Unlock Your Musicality: Advanced Concepts for Hitting Beats and Phrasing

You've mastered the six-step, you can hold a freeze, and your power moves are starting to clean up. But something's missing. You're dancing to the music, but you're not yet dancing with it. Welcome to the next level. This is where we move beyond counting 1, 2, 3, 4 and learn how to truly converse with the music through its complex rhythms.

Deconstructing the Rhythm: It's More Than Just the Kick and Snare

Beginner dancers hit the downbeat—the powerful kick drum. Intermediate dancers hit the snare on the 2 and 4. Advanced dancers hit everything in between. To level up, you must start listening to the entire percussion section.

  • The Hi-Hats: The constant, shimmering stream of 8th or 16th notes is your playground. Instead of hitting just the main beats, try landing a sharp stab or a quick swipe on an "and" (the 8th note) or an "e" or "a" (the 16th notes). This creates a sense of incredible speed and precision.
  • The Ghost Notes: Listen closely to the funk or hip-hop track. You'll hear faint, percussive taps from the drummer—almost inaudible snare or tom hits. Hitting these subtle ghosts shows an insane depth of listening and adds a layer of sophistication to your groove.
  • The Syncopated Bassline: Sometimes the most interesting rhythm isn't in the drums at all. Locking your footwork or a body wave to a funky, syncopated bass note can create a moment of pure funk that will wow any knowledgeable crowd.

Phrasing: Telling a Story Over 32 Counts

Hitting a single beat is a word. Phrasing is the sentence. Most music, especially hip-hop and funk, is built in 32-count phrases (or 8-bar phrases). This is the fundamental storytelling unit of your dance.

Stop thinking move-to-move. Start planning your rounds and sets in these 32-count blocks.

  • Build and Release: Use the first 16 counts to build energy, introduce a theme, and create tension. Use the next 16 counts to develop that idea, hit your highlights, and provide a satisfying resolution right as the phrase ends and a new one begins.
  • Call and Response: Listen for a musical idea—a horn stab, a vocal sample—that repeats. Answer the first one with a move, and then answer its repetition with a developed or contrasting version of that move.
  • The Power of the Reset: The end of a 32-count phrase is a natural reset point. Hitting a clear pose or dropping back to a foundational groove as the new phrase kicks in makes your dancing look incredibly musical and intentional.

Advanced Hitting: Layering and Texturing

This is the pinnacle of musical conversation. Instead of just hitting one sound with one move, you start to orchestrate your body to reflect multiple layers of the music simultaneously.
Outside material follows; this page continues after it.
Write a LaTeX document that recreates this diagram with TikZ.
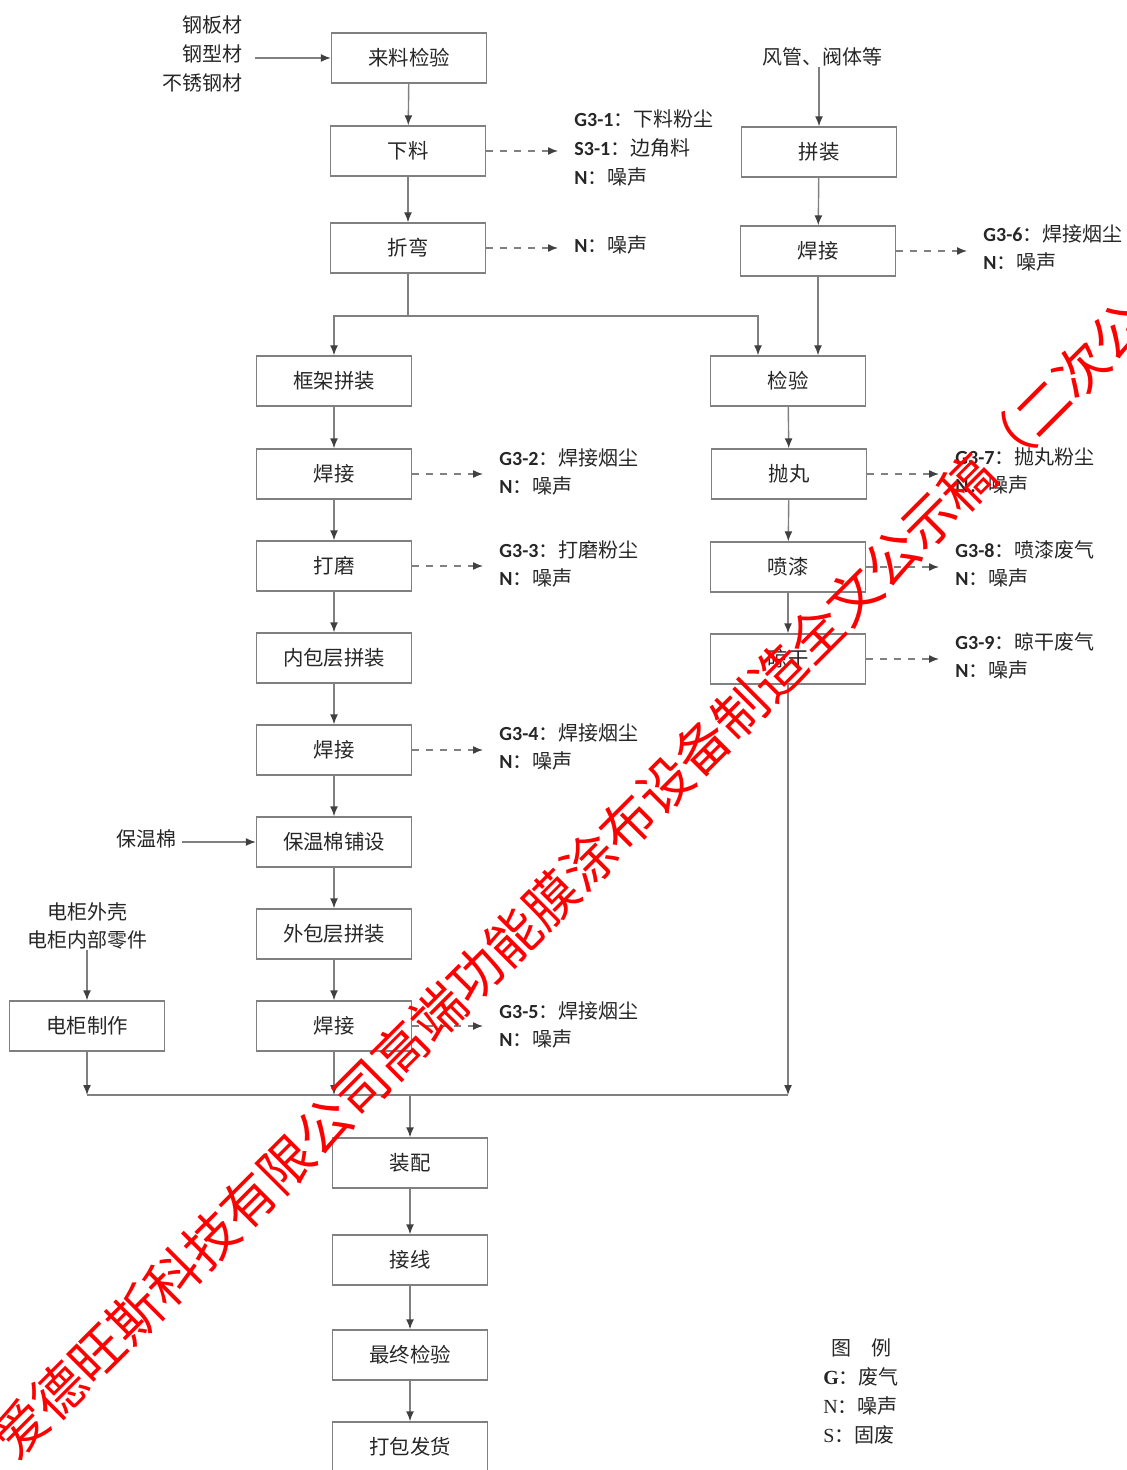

  • Layering: Your footwork is keeping the hi-hat rhythm while your arms are hitting the snare accents, and your head is nodding to the bass. This polyrhythmic approach is complex but creates a mesmerizing effect of being a full-body instrument.
  • Texturing: Match the quality of the sound, not just its timing. Is the sound sharp and electric? Hit it with a quick, popping hit. Is it a long, wailing synth? Flow into a deep, sustained wave or a slow, controlled glide. Your movement quality should change with the texture of the music.
  • Anticipation and Echo: Don't just hit the sound as it happens. Sometimes, prepare for a big hit a half-beat before it lands (anticipation), creating suspense. Other times, let the sound happen and then respond to it a beat later (echo), like a ripple effect.

Practical Drills to Train Your Ear and Body

  1. Active Listening (No Dancing Allowed): Sit down with a track. Count out the 32-count phrases. Identify every instrument. Hum the bassline. Tap out the ghost notes on your knees. Map the entire song in your head.
  2. The One-Move Drill: Pick a simple move (e.g., a kick). Now, try to hit every single different sound in a phrase using only that one move, changing its timing and dynamics to match.
  3. Freestyle Limitation Games: Freestyle for 3 minutes but only allow yourself to hit sounds from the hi-hats. Next round, only the bass. This forces hyper-specific listening.

True musicality isn't a trick; it's a language. It's the difference between reciting memorized lines and having a freestyle cypher with the DJ. It requires patience, deep listening, and a willingness to look silly while you practice. But the payoff is the ultimate goal for any b-boy or b-girl: to become a visual embodiment of the music itself. Now go practice. The music is talking; it's time to talk back.